Data locality is key. Coupled with Flight, there is a very big
opportunity to build distributed data systems in the finance (and other
high frequency time series domains), using the Arrow format which ticks
so many boxes, not least "native" on the wire format for all clients,
and of course, the column store aspect. Very attractive too is the
spillover potential to SSD via mmapping, as this allows for "huge" data
sizes. (as an aside, Intel Optane / Micron 3d Xpoint is a very
interesting technology in this regard because of it's order-of-magnitude
better seek capability than traditional NAND SSDs. It really does random
access much better).
But the Plasma store would be necessary, because the network througput
is a real problem at these data size and latency requirement levels. A
combination of Flight, plus Plasma on local machine, would be a true
game changer in this environment. Almost instant, cross-language access
to the local store. Buh-bye the (super-expensive) KDB+ which many resort
to.
Of course the coherency problem would still exist. As would the need for
the Arrow format to accept rapidly updating record batches. But there
are so many boxes that are ticked by Apache Arrow that these additions
could make for a killer solution.
Unfortunately, though I'm a very accomplished R/Python guy, I don't do
C++, or I would offer my support. I am learning Rust though - perhaps
that's where I might help?
Hope this above is useful. Strongly believe this space has a massive gap.
Thomas
On 04/01/2021 18:15, Neal Richardson wrote:
I believe Plasma only has Python bindings. FWIW it has not seen active
development in quite a while.
Neal
On Mon, Jan 4, 2021 at 8:58 AM Chris Nuernberger <[email protected]

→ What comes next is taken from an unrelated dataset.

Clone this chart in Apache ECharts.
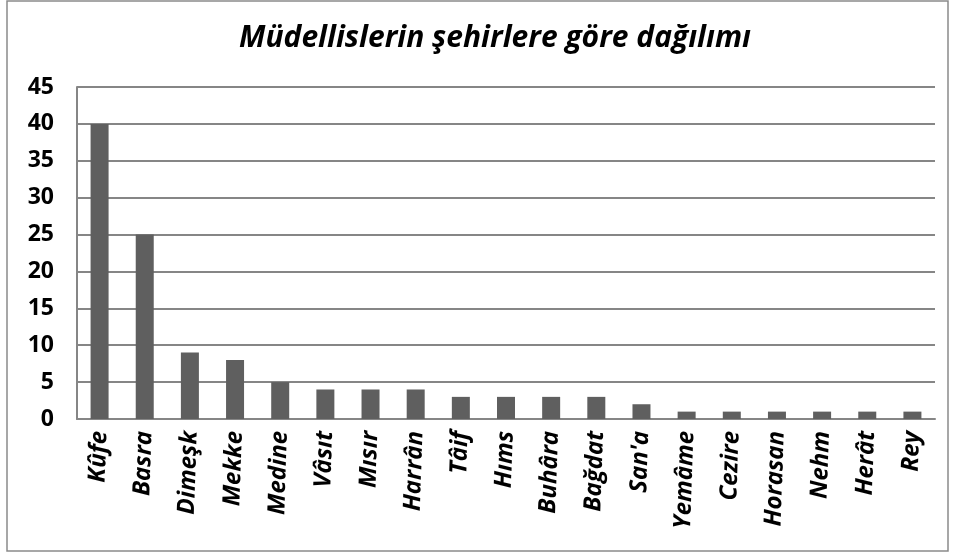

<mailto:[email protected]>> wrote:
Yes that makes sense. I guess you also need something to broker
shared memory filenames/ids. The database isn't in-memory,
however, although I know what you mean. One huge advantage of
mmap is you can have much larger than memory storage act like
in-memory storage; so the plasma store can be roughly the size of
your disk and larger your ram but your program, unless it attempts
to verbatim copy a column wouldn't know any better.
Numerical larger-than-memory-but-in-memory redis indeed; that is
an interesting way to think of it.
On Mon, Jan 4, 2021 at 9:45 AM Thomas Browne <[email protected]

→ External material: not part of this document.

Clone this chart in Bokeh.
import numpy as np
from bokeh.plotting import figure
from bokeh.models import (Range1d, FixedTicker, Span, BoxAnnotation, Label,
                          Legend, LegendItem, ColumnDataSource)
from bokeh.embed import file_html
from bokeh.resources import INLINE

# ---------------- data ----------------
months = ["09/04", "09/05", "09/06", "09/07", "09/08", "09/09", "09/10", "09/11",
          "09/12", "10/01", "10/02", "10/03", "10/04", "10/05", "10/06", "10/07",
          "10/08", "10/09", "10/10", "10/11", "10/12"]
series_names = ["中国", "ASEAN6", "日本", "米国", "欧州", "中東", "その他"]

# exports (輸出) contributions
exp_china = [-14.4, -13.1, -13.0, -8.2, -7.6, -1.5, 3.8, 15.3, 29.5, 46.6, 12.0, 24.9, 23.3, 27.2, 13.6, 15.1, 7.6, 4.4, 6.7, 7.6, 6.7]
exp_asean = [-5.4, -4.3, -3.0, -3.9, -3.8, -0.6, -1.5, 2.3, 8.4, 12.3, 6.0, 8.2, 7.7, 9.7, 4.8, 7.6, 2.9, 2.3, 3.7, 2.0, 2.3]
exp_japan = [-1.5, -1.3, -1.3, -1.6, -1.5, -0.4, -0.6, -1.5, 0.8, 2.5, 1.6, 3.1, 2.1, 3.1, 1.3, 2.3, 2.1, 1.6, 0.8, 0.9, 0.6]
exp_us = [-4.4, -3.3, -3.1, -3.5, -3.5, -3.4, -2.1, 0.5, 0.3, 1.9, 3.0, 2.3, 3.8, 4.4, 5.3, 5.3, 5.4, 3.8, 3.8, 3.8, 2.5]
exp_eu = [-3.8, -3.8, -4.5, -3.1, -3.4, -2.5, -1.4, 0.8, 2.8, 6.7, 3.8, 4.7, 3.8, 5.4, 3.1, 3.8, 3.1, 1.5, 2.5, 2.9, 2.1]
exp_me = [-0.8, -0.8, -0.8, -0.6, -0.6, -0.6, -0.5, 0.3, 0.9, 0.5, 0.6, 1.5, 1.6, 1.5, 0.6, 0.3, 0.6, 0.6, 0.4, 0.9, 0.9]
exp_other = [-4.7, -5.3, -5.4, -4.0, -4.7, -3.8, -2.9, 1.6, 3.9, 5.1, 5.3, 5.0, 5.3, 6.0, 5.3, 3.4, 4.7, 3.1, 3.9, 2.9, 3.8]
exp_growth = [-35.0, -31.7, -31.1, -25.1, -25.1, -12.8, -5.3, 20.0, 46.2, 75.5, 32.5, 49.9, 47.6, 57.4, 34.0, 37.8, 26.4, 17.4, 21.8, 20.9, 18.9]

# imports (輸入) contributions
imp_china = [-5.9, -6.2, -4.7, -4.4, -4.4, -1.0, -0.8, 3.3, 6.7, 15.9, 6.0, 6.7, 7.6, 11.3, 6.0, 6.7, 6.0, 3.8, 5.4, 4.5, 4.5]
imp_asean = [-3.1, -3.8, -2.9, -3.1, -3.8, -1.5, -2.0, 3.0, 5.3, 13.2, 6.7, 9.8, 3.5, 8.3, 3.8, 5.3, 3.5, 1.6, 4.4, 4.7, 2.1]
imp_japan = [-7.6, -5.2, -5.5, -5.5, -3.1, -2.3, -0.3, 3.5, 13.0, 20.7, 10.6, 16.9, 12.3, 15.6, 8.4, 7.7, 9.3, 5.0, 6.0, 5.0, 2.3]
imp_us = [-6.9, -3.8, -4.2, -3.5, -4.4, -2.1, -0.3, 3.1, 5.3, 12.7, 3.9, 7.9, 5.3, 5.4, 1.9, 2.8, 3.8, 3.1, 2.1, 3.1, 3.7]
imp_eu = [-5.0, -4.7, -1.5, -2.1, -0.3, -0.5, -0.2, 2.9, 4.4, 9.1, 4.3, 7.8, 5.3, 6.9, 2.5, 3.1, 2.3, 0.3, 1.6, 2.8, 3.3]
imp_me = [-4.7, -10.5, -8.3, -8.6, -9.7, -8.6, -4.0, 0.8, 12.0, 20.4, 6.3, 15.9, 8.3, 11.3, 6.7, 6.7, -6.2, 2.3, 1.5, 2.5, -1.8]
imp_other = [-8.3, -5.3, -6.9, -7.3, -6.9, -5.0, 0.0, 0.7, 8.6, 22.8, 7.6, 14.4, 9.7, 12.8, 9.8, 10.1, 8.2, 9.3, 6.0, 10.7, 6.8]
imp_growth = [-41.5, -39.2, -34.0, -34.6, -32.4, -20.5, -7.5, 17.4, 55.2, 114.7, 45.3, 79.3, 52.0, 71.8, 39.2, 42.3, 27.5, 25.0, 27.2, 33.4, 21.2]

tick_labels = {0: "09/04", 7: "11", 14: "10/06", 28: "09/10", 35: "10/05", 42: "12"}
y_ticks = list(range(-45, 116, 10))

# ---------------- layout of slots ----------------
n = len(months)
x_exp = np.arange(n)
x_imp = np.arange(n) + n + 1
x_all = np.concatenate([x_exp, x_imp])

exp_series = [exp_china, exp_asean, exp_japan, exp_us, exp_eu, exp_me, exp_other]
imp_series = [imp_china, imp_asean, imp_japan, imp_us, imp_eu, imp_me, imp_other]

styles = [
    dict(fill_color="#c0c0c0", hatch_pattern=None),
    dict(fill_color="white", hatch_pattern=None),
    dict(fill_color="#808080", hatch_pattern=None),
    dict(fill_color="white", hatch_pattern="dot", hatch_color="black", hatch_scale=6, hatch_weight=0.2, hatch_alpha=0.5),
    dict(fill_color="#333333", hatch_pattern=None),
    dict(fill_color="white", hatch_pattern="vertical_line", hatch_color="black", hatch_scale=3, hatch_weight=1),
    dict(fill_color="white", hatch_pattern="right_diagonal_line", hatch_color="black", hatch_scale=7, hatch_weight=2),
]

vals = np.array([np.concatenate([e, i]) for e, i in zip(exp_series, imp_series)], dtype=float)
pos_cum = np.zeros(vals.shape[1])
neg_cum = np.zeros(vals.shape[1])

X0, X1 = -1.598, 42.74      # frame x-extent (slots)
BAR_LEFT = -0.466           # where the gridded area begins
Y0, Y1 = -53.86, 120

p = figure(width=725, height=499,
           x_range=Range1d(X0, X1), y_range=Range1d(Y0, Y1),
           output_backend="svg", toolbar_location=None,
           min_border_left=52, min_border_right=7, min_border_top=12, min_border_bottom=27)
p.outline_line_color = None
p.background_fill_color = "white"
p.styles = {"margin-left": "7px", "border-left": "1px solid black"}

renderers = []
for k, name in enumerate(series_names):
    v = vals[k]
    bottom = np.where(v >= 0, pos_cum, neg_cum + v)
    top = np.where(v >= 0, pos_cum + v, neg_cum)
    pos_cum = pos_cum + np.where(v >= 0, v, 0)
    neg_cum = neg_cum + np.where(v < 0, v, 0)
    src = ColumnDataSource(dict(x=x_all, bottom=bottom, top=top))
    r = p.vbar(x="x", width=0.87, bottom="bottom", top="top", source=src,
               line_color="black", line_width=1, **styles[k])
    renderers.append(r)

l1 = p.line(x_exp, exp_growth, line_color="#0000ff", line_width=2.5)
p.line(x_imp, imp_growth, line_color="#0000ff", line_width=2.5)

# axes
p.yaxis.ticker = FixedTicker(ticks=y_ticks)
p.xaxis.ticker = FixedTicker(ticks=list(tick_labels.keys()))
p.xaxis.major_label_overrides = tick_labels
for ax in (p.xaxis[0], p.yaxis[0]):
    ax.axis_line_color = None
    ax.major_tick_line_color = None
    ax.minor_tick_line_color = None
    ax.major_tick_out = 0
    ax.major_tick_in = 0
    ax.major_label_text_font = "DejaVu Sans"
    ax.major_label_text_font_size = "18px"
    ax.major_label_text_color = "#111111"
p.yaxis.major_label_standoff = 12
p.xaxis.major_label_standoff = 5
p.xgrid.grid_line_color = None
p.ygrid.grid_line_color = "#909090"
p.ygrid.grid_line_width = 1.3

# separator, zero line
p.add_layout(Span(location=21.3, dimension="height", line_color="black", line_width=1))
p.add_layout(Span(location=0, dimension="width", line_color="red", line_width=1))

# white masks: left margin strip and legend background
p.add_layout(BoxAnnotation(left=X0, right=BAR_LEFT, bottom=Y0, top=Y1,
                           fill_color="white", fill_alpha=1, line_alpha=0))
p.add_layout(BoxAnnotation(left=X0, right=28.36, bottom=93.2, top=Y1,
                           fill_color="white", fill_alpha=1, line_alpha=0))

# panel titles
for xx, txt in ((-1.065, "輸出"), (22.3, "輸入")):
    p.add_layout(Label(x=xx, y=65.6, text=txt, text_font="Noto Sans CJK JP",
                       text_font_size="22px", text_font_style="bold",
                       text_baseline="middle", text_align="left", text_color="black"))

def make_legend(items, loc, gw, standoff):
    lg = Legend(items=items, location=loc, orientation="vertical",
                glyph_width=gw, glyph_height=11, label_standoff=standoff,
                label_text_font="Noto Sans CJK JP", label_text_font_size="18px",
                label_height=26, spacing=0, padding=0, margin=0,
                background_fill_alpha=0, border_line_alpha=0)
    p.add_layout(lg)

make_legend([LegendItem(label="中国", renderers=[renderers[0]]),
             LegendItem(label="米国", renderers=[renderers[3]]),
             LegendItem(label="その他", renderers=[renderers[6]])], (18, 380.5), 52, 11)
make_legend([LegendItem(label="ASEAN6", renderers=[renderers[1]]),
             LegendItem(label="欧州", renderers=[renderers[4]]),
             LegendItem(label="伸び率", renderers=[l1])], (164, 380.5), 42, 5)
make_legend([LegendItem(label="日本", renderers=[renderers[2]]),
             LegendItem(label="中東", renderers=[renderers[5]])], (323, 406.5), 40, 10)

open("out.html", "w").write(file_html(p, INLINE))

<mailto:[email protected]>> wrote:
Interesting and agreed. I guess this a big advantage of the
"on the wire" unserialised format - just read it in and it's
already native. I'll go this way possibly.
However I also note the beginnings of more advanced
functionality in the Plasma store, for example, notification
API on buffer seal (ie when something changes, all clients can
be notified).
https://arrow.apache.org/docs/python/generated/pyarrow.plasma.PlasmaClient.html#pyarrow.plasma.PlasmaClient.subscribe
I'm assuming the plasma store will add functionality over
time, and if this is the case, having all client libraries
implement it means I can almost have a redis-like column-store
specialising in numerical computation (which would be
awesome), and for which i don't need to write my own
functionality for each client library.
A numerical in-memory database, if you will.
On 04/01/2021 15:55, Chris Nuernberger wrote:
Julia, Python, and R all have some support for mmap operations.
On Mon, Jan 4, 2021 at 8:55 AM Chris Nuernberger
<[email protected] <mailto:[email protected]>> wrote:
Could simply saving the arrow file in streaming mode to
shared memory and then mmap-ing the result in each
language solve your problem ? Plasma seems to me to be a
layer on top of basic mmap operations; as long as you
have shared memory and mmap then you can have multiple
processes talking to the same logical block of memory.
On Mon, Jan 4, 2021 at 8:27 AM Thomas Browne
<[email protected] <mailto:[email protected]>> wrote:
I am hoping to use the Apache Arrow project for
cross-language numerical
computation, and for that the shared-memory idea is
very powerful. Am I
correct that the Plasma Store is the enabling
technology for this,
especially for soft real-time computation (ie not
moving to parquet or
any file-based sharing system)?
Is that the case? And if so, then I'm wondering which
client libraries,
other than Python (and I assume C[++]), implement the
Plasma Store. This
table doesn't feature a row for Plasma:
https://arrow.apache.org/docs/status.html
and I can't seem to find any reference to the Plasma
store in the Julia,
R, or Javascript libraries.
https://arrow.apache.org/docs/r/
https://arrow.apache.org/docs/js/
https://arrow.juliadata.org/stable/
Thank you,
Thomas